La histórica huelga de guionistas, convocada por el Writers Guild of América el siete de marzo de 1988 y prolongada durante los ciento cincuenta y cinco días siguientes, paró las emisiones de la práctica totalidad de los late night shows de la programación estadounidense. Entre las reivindicaciones de entonces de los escritores destacó un mayor control creativo de su trabajo. Los estudios y las cadenas de televisión no tuvieron más remedio que aceptar.

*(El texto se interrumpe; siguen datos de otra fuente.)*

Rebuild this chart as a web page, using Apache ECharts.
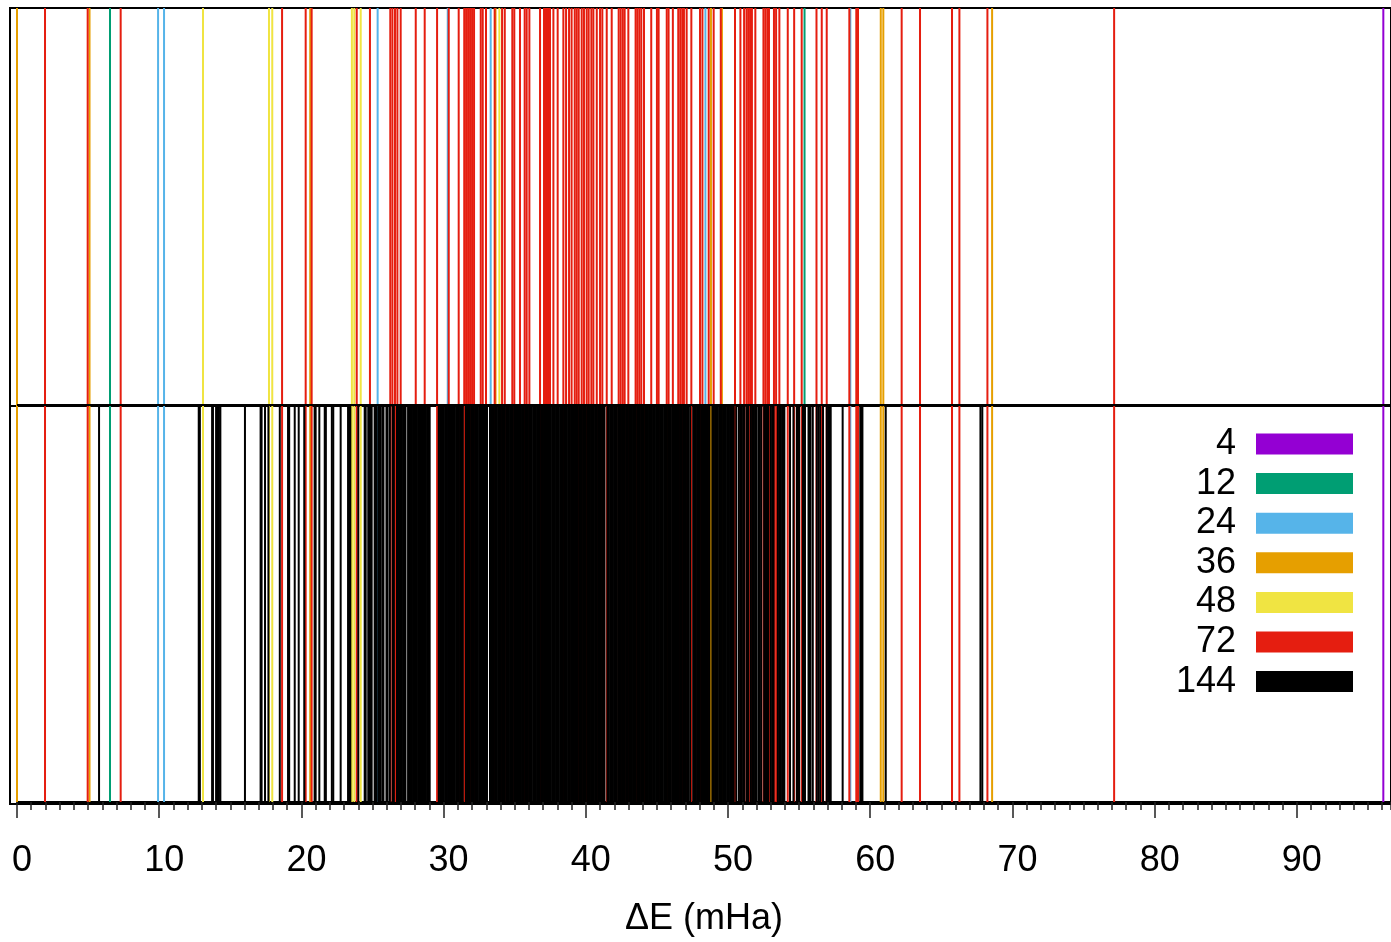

Fue entonces cuando nació la figura del creador (autor) de la serie. Aunque será más propio apuntar que comenzó a ser reconocido puesto que, como poco, el creador ya venía operando desde que el gran Rod Serling alumbró La dimensión desconocida (1959-1964). Por no hablar de Alfred Hitchcock presenta (1955-1965) en la que El mago del suspense resultó ser el paradigma de la autoría televisiva, igual que fuera uno de los primeros autores cinematográficos reconocido como tal por el público en general. Quedémonos por el momento con La dimensión desconocida. El propio Serling fue el productor ejecutivo de aquella propuesta, un auténtico mito en dos historias: la de la televisión de culto y la de la ciencia ficción.
Empezando por Twin Peaks (David Lynch y Mark Frost, 1990-1991), el pórtico a toda esta televisión de autor de la que hablamos, a lo largo de los años 90, la gran mayoría de los guionistas también se convirtieron en productores ejecutivos de las series escritas por ellos. Se afianzó así ese concepto autoral -el hecho de la autoría será más propio decir- que en breve habría de poner en marcha esa revolución de la antena, que HBO y Netflix terminarían de encauzar. Por eso, cuando tras citar el título de una serie se abre un paréntesis para datarla, a continuación del año cumple dar el nombre del autor de esa ficción.
Publicado el 8 de marzo de 2017 a las 16:30.